Friday, September 27, 2013
In the middle of this article the other day I noticed something interesting: the CPLP is paying the costs for interpretation in order to make it possible for a number of ministers of Portuguese-language countries to use their own language at the assembly, and is using it to try to (eventually) make Portuguese an official or working language there.
In the General Assembly of the United Nations, which starts next Tuesday in New York, the presidents of Mozambique, East Timor and Brazil, the interim president of Guinea-Bissau, the vice president of Angola, the prime minister of Cabo Verde and the foreign ministers of Portugal and São Tomé e Príncipe and Guinea-Bissau will speak in Portuguese.
Such a thing is not unheard of, but it corresponds with a concerted attempt within the CPLP to "encourage the use of the Portuguese language", explained the secretary general of the CPLP, Murade Murargy from Mozambique. "We have to lead by example", he said.

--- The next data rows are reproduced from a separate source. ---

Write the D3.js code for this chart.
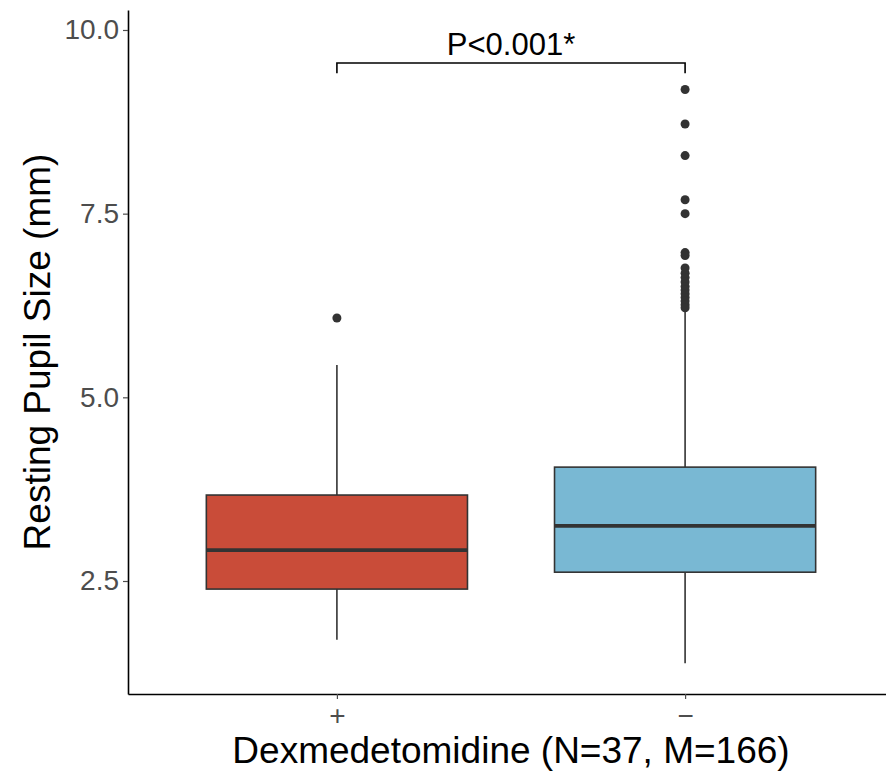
<!DOCTYPE html>
<html>
<head>
<meta charset="utf-8">
<script src="https://cdn.jsdelivr.net/npm/d3@7"></script>
<style>
  body { margin: 0; background: #fff; }
  text { font-family: "Liberation Sans", Arial, sans-serif; }
</style>
</head>
<body>
<div class="chart"></div>
<script>
// data
const groups = ['+', '\u2212'];
const q1 = [2.39, 2.62];
const medians = [2.92, 3.25];
const q3 = [3.67, 4.05];
const whiskerLow = [1.70, 1.38];
const whiskerHigh = [5.44, 6.18];
const outliersPlus = [6.08];
const outliersMinus = [9.19, 8.72, 8.29, 7.69, 7.50, 6.97, 6.93, 6.76, 6.69, 6.63, 6.57, 6.51, 6.46, 6.41, 6.36, 6.31, 6.26, 6.22];
const yTicks = [2.5, 5.0, 7.5, 10.0];
const fills = ['#c94c39', '#79b8d3'];
const pLabel = 'P<0.001*';
const bracketY = [9.55, 9.41];

const margin = { top: 10, left: 128, bottom: 82, right: -8 };
const W = 886, H = 776;
const width = W - margin.left - margin.right;
const height = H - margin.top - margin.bottom;

const svg = d3.select('.chart')
    .append('svg')
    .attr('width', W)
    .attr('height', H)
    .append('g')
    .attr('transform', `translate(${margin.left}, ${margin.top})`);

// scales
const xScale = d3.scalePoint()
    .domain(groups)
    .range([0, width])
    .padding(0.6);

const yScale = d3.scaleLinear()
    .domain([0.962, 10.272])
    .range([height, 0]);

const boxW = xScale.step() * 0.75;

// axes
const yAxis = d3.axisLeft(yScale)
    .tickValues(yTicks)
    .tickFormat(d3.format('.1f'))
    .tickSize(5)
    .tickSizeOuter(0)
    .tickPadding(4);

const yAxisDraw = svg.append('g').attr('class', 'y-axis').call(yAxis);
yAxisDraw.select('.domain').attr('stroke', '#000').attr('stroke-width', 1.6);
yAxisDraw.selectAll('.tick line').attr('stroke', '#4d4d4d').attr('stroke-width', 1.2);
yAxisDraw.selectAll('.tick text')
    .attr('fill', '#4d4d4d')
    .style('font-size', '28px');

const xAxis = d3.axisBottom(xScale)
    .tickSize(5)
    .tickSizeOuter(0)
    .tickPadding(6);

const xAxisDraw = svg.append('g')
    .attr('class', 'x-axis')
    .attr('transform', `translate(0, ${height})`)
    .call(xAxis);
xAxisDraw.select('.domain').attr('stroke', '#000').attr('stroke-width', 1.6);
xAxisDraw.selectAll('.tick line').attr('stroke', '#4d4d4d').attr('stroke-width', 1.2);
xAxisDraw.selectAll('.tick text')
    .attr('fill', '#4d4d4d')
    .style('font-size', '28px');

// boxes
const stats = groups.map((g, i) => ({
    g, q1: q1[i], med: medians[i], q3: q3[i],
    lo: whiskerLow[i], hi: whiskerHigh[i],
    fill: fills[i],
    out: i === 0 ? outliersPlus : outliersMinus
}));

const boxes = svg.append('g').attr('class', 'boxes')
    .selectAll('g')
    .data(stats)
    .enter()
    .append('g');

boxes.append('line')
    .attr('x1', d => xScale(d.g)).attr('x2', d => xScale(d.g))
    .attr('y1', d => yScale(d.hi)).attr('y2', d => yScale(d.q3))
    .attr('stroke', '#333').attr('stroke-width', 1.6);

boxes.append('line')
    .attr('x1', d => xScale(d.g)).attr('x2', d => xScale(d.g))
    .attr('y1', d => yScale(d.q1)).attr('y2', d => yScale(d.lo))
    .attr('stroke', '#333').attr('stroke-width', 1.6);

boxes.append('rect')
    .attr('x', d => xScale(d.g) - boxW / 2)
    .attr('width', boxW)
    .attr('y', d => yScale(d.q3))
    .attr('height', d => yScale(d.q1) - yScale(d.q3))
    .attr('fill', d => d.fill)
    .attr('stroke', '#333')
    .attr('stroke-width', 1.6);

boxes.append('line')
    .attr('x1', d => xScale(d.g) - boxW / 2).attr('x2', d => xScale(d.g) + boxW / 2)
    .attr('y1', d => yScale(d.med)).attr('y2', d => yScale(d.med))
    .attr('stroke', '#333').attr('stroke-width', 3.8);

boxes.selectAll('circle')
    .data(d => d.out.map(v => ({ g: d.g, v })))
    .enter()
    .append('circle')
    .attr('cx', d => xScale(d.g))
    .attr('cy', d => yScale(d.v))
    .attr('r', 4.5)
    .attr('fill', '#333');

// significance bracket
const bx0 = xScale(groups[0]), bx1 = xScale(groups[1]);
svg.append('path')
    .attr('d', `M${bx0},${yScale(bracketY[1])}V${yScale(bracketY[0])}H${bx1}V${yScale(bracketY[1])}`)
    .attr('fill', 'none')
    .attr('stroke', '#000')
    .attr('stroke-width', 1.6);

svg.append('text')
    .attr('x', (bx0 + bx1) / 2)
    .attr('y', yScale(bracketY[0]) - 8)
    .attr('text-anchor', 'middle')
    .style('font-size', '31px')
    .attr('fill', '#000')
    .text(pLabel);

// axis titles
svg.append('text')
    .attr('x', width / 2)
    .attr('y', height + 69)
    .attr('text-anchor', 'middle')
    .style('font-size', '37px')
    .attr('fill', '#000')
    .text('Dexmedetomidine (N=37, M=166)');

svg.append('text')
    .attr('transform', `translate(${50 - margin.left}, ${height / 2}) rotate(-90)`)
    .attr('text-anchor', 'middle')
    .style('font-size', '37px')
    .attr('fill', '#000')
    .text('Resting Pupil Size (mm)');
</script>
</body>
</html>
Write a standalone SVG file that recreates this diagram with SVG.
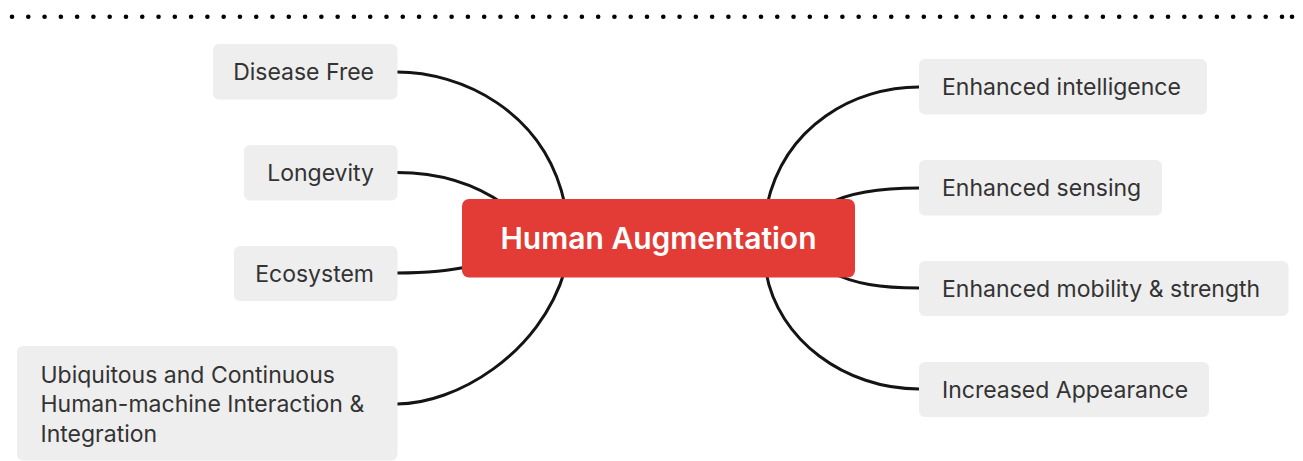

To make this possible in the General Assembly this year, the CPLP must pay 700 dollars per day. The eight countries are participating in the General Assembly but also in parallel meetings. The aim in the UN and other international organizations is to have Portuguese as a working language (which would result in requiring simultaneous interpretation) or to go even farther and win the status of official language (which would result in requiring interpretation but also having all written material in Portuguese).